Parece que o possível ao governo não tem ido ao encontro das expectativas dos movimentos sociais...
Apesar de o governo abrir um diálogo, por meio da Secretaria-Geral, não houve um pacto político. As divergências foram se aprofundando por causa da política econômica ou por falta de recurso. Essa é uma fragilidade do governo. Por isso também o governo sentiu que não tinha chão na hora da ofensiva da direita e da mídia, que virou partido político. É preciso saber como repactuar com as forças político-sociais que historicamente estão no mesmo campo que nós, as organizações político-sociais do campo da esquerda. O PT no governo e o governo do PT têm de repensar isso. Talvez devêssemos ter constituído desde o começo uma federação com o PSB, o PCdoB, uma coalizão, ter dado uma participação maior para eles nas decisões do governo. E tentado puxar o PMDB, porque é o partido que historicamente ainda tem raízes desenvolvimentistas, populares, nacionais.
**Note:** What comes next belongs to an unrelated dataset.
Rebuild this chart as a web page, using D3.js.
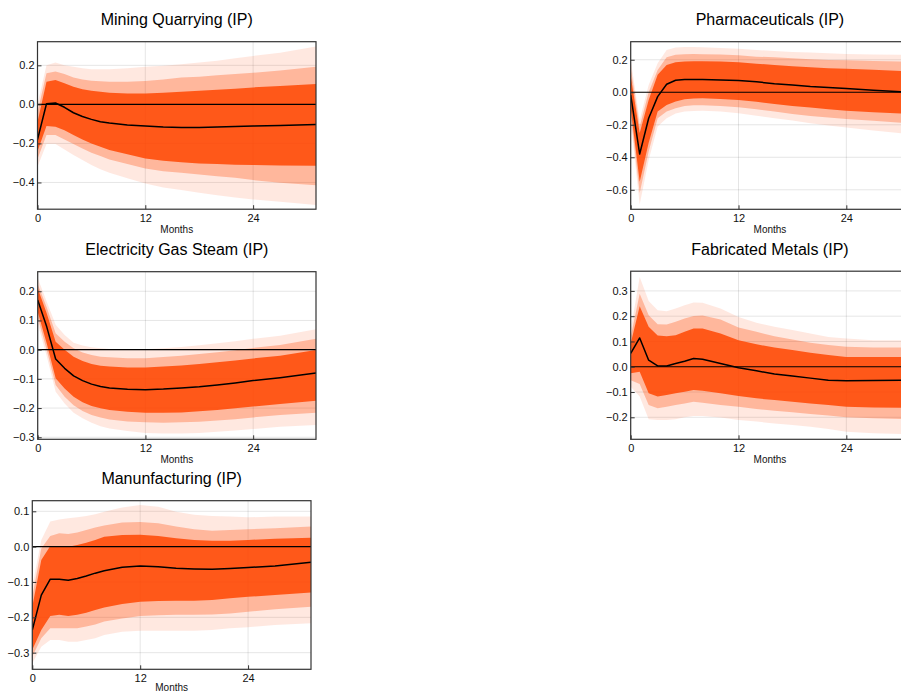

Você tem viajado muito, principalmente pela América Latina, participou do Fórum Social Mundial em Caracas. Qual sua avaliação das recentes vitórias da esquerda em países sul-americanos?
Parte dessa ascensão da esquerda é por influência da vitória do Lula e da consolidação democrática na Venezuela, na qual o presidente brasileiro e o Itamaraty tiveram papel fundamental por ocasião do referendo que deu legitimidade a Chávez. Tanto a vitória de Evo Morales como de Tabaré Vázquez e o avanço na Argentina com Nestor Kirchner estão consolidando um quadro na América Latina que favorece a integração. Não há como o Brasil e cada país sul-americano viabilizarem seu desenvolvimento sem essa integração. O Mercosul é a base dessa integração. Os avanços a que estamos assistindo no Parlamento do Mercosul, a integração da Venezuela e a eleição de Michelle Bachelet no Chile criam uma situação nova historicamente na América do Sul. Isso nós vimos no FSM, que corretamente foi realizado na sua versão regional em Caracas. Os principais temas foram a integração da América Sul e como repensar o socialismo no século 21. Além da expectativa dos participantes com a reeleição do Lula. Para todas as forças políticas de esquerda esta é uma questão essencial: dar continuidade a esse projeto de integração. Minha avaliação sobre o FSM é que é o acontecimento político mais importante da virada do século. No mundo com essa concentração de poder midático, militar, político, econômico, um espaço onde centenas de milhares de entidades de centenas de países se manifestam, se expressam, se organizam é um fato inédito na História.

Como você pretende contribuir para a reeleição do Lula?
Estou à disposição tanto do partido como do governo. Tenho minhas limitações, porque não tenho mandato, sou um advogado. Dentro das minhas possibilidades, o que pedirem eu faço. Estou disposto a apoiar deputado federal, governador... Se o presidente pedir que eu apóie, eu apóio. Minha vida está planejada para dez, quinze anos, e não para alguns meses. Sei que nos próximos dois anos vou ter de reconstruir minha participação política no país. Tenho de trabalhar no escritório, tenho de dar consultoria, tenho de escrever artigos para a imprensa, estou trabalhando no livro com o Fernando Morais, tenho palestras para fazer...

E esse livro sai mesmo?
Estou analisando com o Fernando Morais e com alguns companheiros e companheiras. Porque eu também não vou dar pretexto para a direita e parte da mídia transformarem meu livro em instrumento para prejudicar ou combater a candidatura do Lula. Isso não é da minha natureza, mas o livro está praticamente pronto. Não tenho pressa. Vou atuar na política fazendo palestras, mas não sou dirigente. É preciso dar tempo ao tempo. E por incrível que pareça eu já passei por coisa pior. É preciso deixar a vida levar um pouco também. Não estou ansioso.

O que significa a frase que repercutiu muito, principalmente no PT, que o partido era “página virada”?
Não se refere ao PT. Participei durante 25 anos da direção do PT. É preciso ter gente nova. O partido tem quadros para exercer cargo de direção – esse papel eu já cumpri. Não tem sentido eu voltar a ser dirigente do PT. Sou filiado ao PT e sou petista.